The nerves did not show, however, as Chu took the first game rather quickly and then left Shephard trailing again in the second. Shephard looked like he was ready to take it back when he forced deuce in the second but Chu ended it in two quick points.
“I’ve watched Jack and played him enough to know what I need to do but I still get nervous so my coach said not to think too much. Just play the game,” Chu added.
Chu will meet Krishna Nagar of India in the finals.
Nagar beat Wong Chun Yim also of Hong Kong in a long, hard-fought match that ended 17-21 21-19 21-18.
“I felt very negative in my game. I wanted to win points quickly so I went too fast. Then when I was down 15-18 it was really difficult to come back but I decided to play more rallies and that got me the win,” said Nagar,
Nagar will then face Chu for the second time tomorrow, this time in the men’s doubles SS6 finals when he and partner Raja Magotra go against Chu Man Kei/Wong Chu Yim, the world champions.
Fang Jen-Yu (Chinese Taipei) ended Tay Wei Ming’s (Singapore) hopes of winning the Standing Upper (SU5) men’s singles gold in Thailand when he won the semifinal 15-21 21-17 21-18.
“It was hard-earned points but I kept telling myself that I just needed to focus on every shot and not let it worry me even when he got ahead,” said Fang.
Fang will take on Malaysia’s Cheah Liek Hou who defeated Taiyo Imai of Japan 21-19 21-16 in the other semifinal.
Cheah will then partner with Mohd. Fariz Ahmad Azri as they take on Watcharaphon Chok-Uthaikul/Pricha Somsiri of Thailand in the men’s doubles SU5 final.
Men’s singles Wheelchair 2 (WH2) world champion Kim Jungjun (Korea) appeared a little worried and admitted to being surprised by the performance of his opponent, 18-year-old Daiki Kajiwara (Japan), as the young Japanese held Kim point for point before finally succumbing 19-21 15-21.
Kim had actually been told by Chan Ho Yuen (Hong Kong China) about Kajiwara.
“Chan told me I should be aware of what a good athlete Daiki is. He’s young but he’s highly skilled. Maybe he lacked experience this time but give him a year or so and I think it will be difficult to beat him,” said Kim, who will play Chan in another one of their much-anticipated finals.
“Chan is someone I want to beat every time but we’re equally matched and now it’s not so easy. I get nervous every time before we meet but I’m now also feeling confident,” he added.
The women’s wheelchair events provided the spectators with some nail-biting moments as well.

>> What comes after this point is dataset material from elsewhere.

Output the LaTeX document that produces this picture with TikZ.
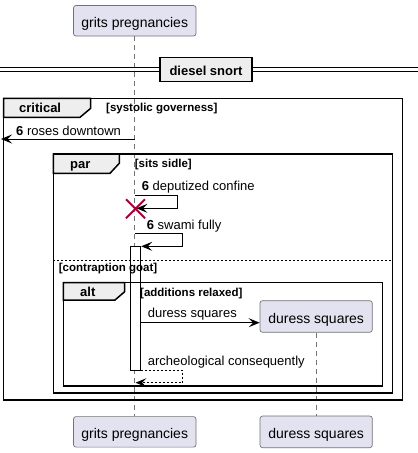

Emine Seckin (Turkey) and Rie Ogura (Japan) battled it out for more than an hour in the WH2 category before Seckin triumphed, 15-21 22-20 27-25.
“It was hard and I played the women’s doubles too but every time I’m on court I don’t think about how tired I am. I just think about how to win this match. After each match, I think about what I did right and wrong and how to fix these mistakes,” said Seckin.
Seckin and To Man Kei (Belgium) lost their semifinal to Thailand’s Amnouy Weiwithan/Sujirat Pookham 21-13 21-7 in women’s doubles.
Valeska Knoblauch (Germany) was all smiles after defeating Karin Suter-Erath (Switzerland) in the women’s singles Wheelchair 1 (WH1) semifinal but admitted to being taken to task for 73 minutes by the Swiss.
“I didn’t expect it to be easy. I went in nervous and maybe was even gripping my racket rather hard but now I feel good. In the third, I was on the side of the court that felt windy. It was tricky because I didn’t have any length in my shots so I had to change my game,” said Knoblauch, for whom this win makes up for the disappointment of losing in the quarterfinals of the World Championships in Basel last month.
Knoblauch will play the final against world champion Sarina Satomi (Japan) who ousted Sujirat Pookham (Thailand) 22-20 21-17.
Japan is also in the women’s doubles WH1-2 final, represented by Rie Ogura and Ikumi Fuke, who defeated Henriette Koosz/Marcela Quinteros Covella 21-12 21-7.
Ogura/Fuke will play local favourites and top seeds Amnouy Weiwithan/Sujirat Pookham.